Publication Date: November 12th, 2019
Paperback: 274 pages
ISBN: 978-1-945814-92-1
Also available as an eBook
PRAISE FOR COLD COUNTRY
“This is a love letter to the small-town, rough-and-tumble, fisticuff-heavy ranch life of 50 years ago. ... In straight-ahead, unfussy prose, Rowland keeps the novel humming along. … A quick-moving, plainspoken, mostly charming exploration of the hardscrabble life of the livestock rancher of old.” —Kirkus Reviews
“The murder mystery propels the story, but Rowland’s clear-eyed look at mid-20th-century rural life provides a satisfying portrait of the frayed bonds within a community whose members must sometimes depend on people who repel them.” —Publishers Weekly
“Rowland captures Big Sky country in 1968 with aplomb. This is not a rough-and-tumble Western by any means, as the contemplative nature of what motivates a person to do right or wrong is his focus. ... Rowland reveals his mastery of the human condition through the lives of ordinary people in the state he clearly loves.” —Historical Novel Society
“Cold Country has a remarkable ability to get the reader to care and to empathize with this unlikely cast of men, women and children who struggle to stay united as an unsolved murder threatens to bring out the worst in their small ranching community.” —Mountain Journal
“The puzzle pieces will hit you like a sledgehammer. ... [A] must read if you like small town settings, relationships that go deeper than suspected, and characteristics you didn’t see coming.” —Defrosting Cold Cases
“Russell Rowland’s new novel, set in the shadow of the Big Horn Mountains, is a murder mystery of sorts, but while readers are rapidly turning pages to learn who did it, they’ll also find that Rowland is peeling away the layers of a larger mystery. How can it be that those to whom we are closest—our friends, our neighbors, our family members remain so unknowable to us? Cold Country is remarkable in many respects, perhaps chiefly in the way Russell Rowland finds extraordinary drama in ordinary lives.” — Larry Watson, author of Montana 1948 and Let Him Go
“I can’t think of an easier pick for a book club than a page-turning murder mystery with multifaceted characters, a profoundly satisfying ending, and plenty to induce a spirited debate! In Cold Country, Russell Rowland places his finger on the pulse of a small Montana ranching community and the outsiders hoping to set up a home there.
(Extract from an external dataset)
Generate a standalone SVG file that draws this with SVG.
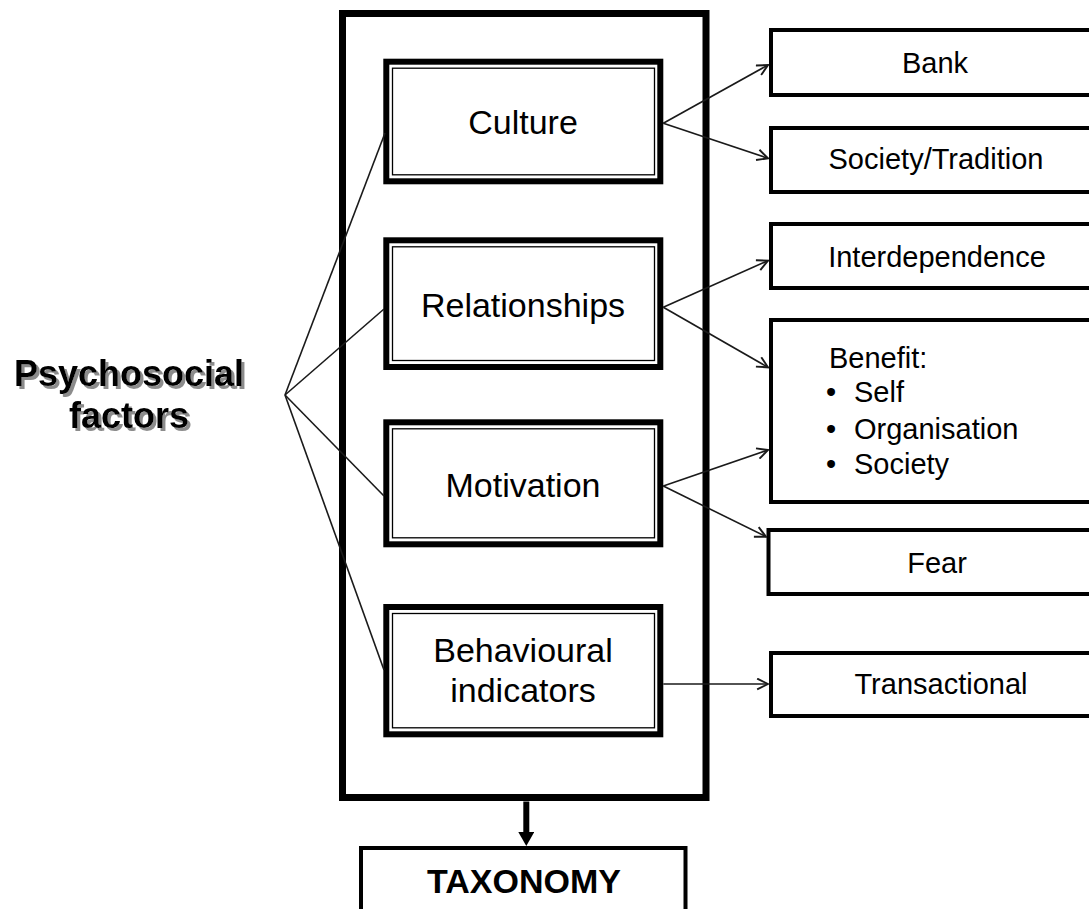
<svg xmlns="http://www.w3.org/2000/svg" width="1089" height="909" viewBox="0 0 1089 909">
  <style>
    .frame { fill: #fff; stroke: #000; stroke-width: 7; }
    .thick { fill: #fff; stroke: #000; stroke-width: 6; }
    .thin { fill: none; stroke: #000; stroke-width: 1.3; }
    .out { fill: #fff; stroke: #000; stroke-width: 4; }
    .link { fill: none; stroke: #1a1a1a; stroke-width: 1.6; }
    .txt { font-family: "Liberation Sans", Arial, sans-serif; fill: #000; }
    .inner { font-size: 34px; text-anchor: middle; }
    .right { font-size: 29px; text-anchor: middle; }
    .list { font-size: 29px; }
    .title { font-size: 36px; font-weight: bold; text-anchor: middle; }
  </style>
  <defs>
    <filter id="drop" x="-10%" y="-20%" width="130%" height="150%">
      <feDropShadow dx="3" dy="3" stdDeviation="0.6" flood-color="#8c8c8c" flood-opacity="1"/>
    </filter>
    <marker id="vee" viewBox="0 0 12 12" refX="11" refY="6" markerWidth="13" markerHeight="13" markerUnits="userSpaceOnUse" orient="auto">
      <path d="M1,1 L11,6 L1,11" fill="none" stroke="#1a1a1a" stroke-width="1.8"/>
    </marker>
    <marker id="solid" viewBox="0 0 16 14" refX="8" refY="2" markerWidth="16" markerHeight="14" markerUnits="userSpaceOnUse" orient="0">
      <path d="M0,0 L16,0 L8,14 Z" fill="#000"/>
    </marker>
  </defs>

  <!-- enclosing frame -->
  <g id="frame">
    <rect class="frame" x="342.5" y="13.5" width="363.5" height="784"/>
  </g>

  <!-- left label -->
  <g id="psychosocial" filter="url(#drop)">
    <text class="txt title" x="129" y="386">Psychosocial</text>
    <text class="txt title" x="129" y="428">factors</text>
  </g>

  <!-- factor boxes -->
  <g id="culture">
    <rect class="thick" x="386.3" y="61.7" width="274" height="119.6"/>
    <rect class="thin" x="392.5" y="68.2" width="262" height="106.6"/>
    <text class="txt inner" x="523" y="134">Culture</text>
  </g>
  <g id="relationships">
    <rect class="thick" x="386.3" y="240.3" width="274" height="126.7"/>
    <rect class="thin" x="392.5" y="246.8" width="262" height="113.7"/>
    <text class="txt inner" x="523" y="316.7">Relationships</text>
  </g>
  <g id="motivation">
    <rect class="thick" x="386.3" y="422.3" width="274" height="122"/>
    <rect class="thin" x="392.5" y="428.8" width="262" height="109"/>
    <text class="txt inner" x="523" y="497.3">Motivation</text>
  </g>
  <g id="behavioural">
    <rect class="thick" x="386.3" y="607" width="274" height="127.3"/>
    <rect class="thin" x="392.5" y="613.5" width="262" height="114.3"/>
    <text class="txt inner" x="523" y="661.7">Behavioural</text>
    <text class="txt inner" x="523" y="701.7">indicators</text>
  </g>

  <!-- outcome boxes -->
  <g id="bank">
    <rect class="out" x="771" y="30" width="330" height="65"/>
    <text class="txt right" x="935" y="72.7">Bank</text>
  </g>
  <g id="society-tradition">
    <rect class="out" x="771" y="128" width="330" height="64"/>
    <text class="txt right" x="936" y="169.3">Society/Tradition</text>
  </g>
  <g id="interdependence">
    <rect class="out" x="771" y="224" width="330" height="64"/>
    <text class="txt right" x="937" y="266.7">Interdependence</text>
  </g>
  <g id="benefit">
    <rect class="out" x="771" y="320" width="330" height="182"/>
    <text class="txt list" x="829" y="367.7">Benefit:</text>
    <text class="txt list" x="826" y="402">•</text>
    <text class="txt list" x="854" y="402">Self</text>
    <text class="txt list" x="826" y="439.3">•</text>
    <text class="txt list" x="854" y="439.3">Organisation</text>
    <text class="txt list" x="826" y="474.3">•</text>
    <text class="txt list" x="854" y="474.3">Society</text>
  </g>
  <g id="fear">
    <rect class="out" x="768.5" y="530" width="330" height="64"/>
    <text class="txt right" x="937" y="573.3">Fear</text>
  </g>
  <g id="transactional">
    <rect class="out" x="771" y="653" width="330" height="63"/>
    <text class="txt right" x="941" y="694">Transactional</text>
  </g>

  <!-- result box -->
  <g id="taxonomy">
    <rect class="out" x="361" y="848" width="324.5" height="80"/>
    <text class="txt" x="524" y="892.7" font-size="34" font-weight="bold" text-anchor="middle">TAXONOMY</text>
  </g>

  <!-- connectors -->
  <g id="connectors">
    <!-- fan from the label -->
    <line class="link" x1="285" y1="395" x2="385" y2="133"/>
    <line class="link" x1="285" y1="395" x2="384" y2="309"/>
    <line class="link" x1="285" y1="395" x2="384" y2="496"/>
    <line class="link" x1="285" y1="395" x2="384" y2="670"/>
    <!-- factor to outcome arrows -->
    <line class="link" x1="663.3" y1="123.3" x2="768" y2="65" marker-end="url(#vee)"/>
    <line class="link" x1="663.3" y1="123.3" x2="768" y2="158.3" marker-end="url(#vee)"/>
    <line class="link" x1="663.3" y1="307.3" x2="768" y2="260.7" marker-end="url(#vee)"/>
    <line class="link" x1="663.3" y1="307.3" x2="768" y2="367.3" marker-end="url(#vee)"/>
    <line class="link" x1="663.3" y1="486" x2="768" y2="450" marker-end="url(#vee)"/>
    <line class="link" x1="663.3" y1="486" x2="766" y2="536.7" marker-end="url(#vee)"/>
    <line class="link" x1="663.3" y1="684" x2="768" y2="684" marker-end="url(#vee)"/>
    <!-- frame to taxonomy -->
    <line x1="526.3" y1="801.5" x2="526.3" y2="834" stroke="#000" stroke-width="6" marker-end="url(#solid)"/>
  </g>
</svg>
Writing in the tradition of Hemingway, Steinbeck, and McCarthy, Rowland’s powerful style fools with its simplicity, and he often turns his eye toward the harsh realities of daily living (stitching the wounds of livestock, facilitating a birth, disciplining a child) to uncover beauty, tenderness, and meaning. As he digs deep into the hearts of his characters, we recognize our own tangled relationships, the burden of the secrets we keep, our own prejudices, our fears of being alone, unloved, or unwanted. Like the land he writes about, this book will leave you humbled, wrestling, and in awe.” —Susan Henderson, author of Up from the Blue and Flicker of Old Dreams
“Years ago, I wrote that Russell Rowland was like a cross between Richard Ford and John Irving. I hereby revise that opinion. He’s better. He’s warmer, more relaxed and also more alert to the tensions between people. There’s a moment early in the book where a key character tastes some blood in his mouth during a quiet neighborhood chat. I’ve had that moment in a faraway, very different place. I was suddenly right there in Rowland’s world, in the shadow of the Bighorn Mountains. That’s fine writing. I try not to taste blood in my mouth often. Cold Country is one of the best books I’ve read in half a century of very hard living and reading. Where it goes, I won’t even try to tell you. But this is the difference between a kind of good writing and someone who can actually tell a story. Maybe we all live in a small community.” —Kris Saknussemm, author of Private Midnight and Reverend America
ABOUT THE AUTHOR
Russell Rowland was born in Bozeman, MT in 1957. He has an MA in Creative Writing from Boston University. Cold Country is his fifth novel and his seventh book. His first novel, In Open Spaces, was called ‘a novel of muted elegance’ by the New York Times. He lives in Billings, Montana.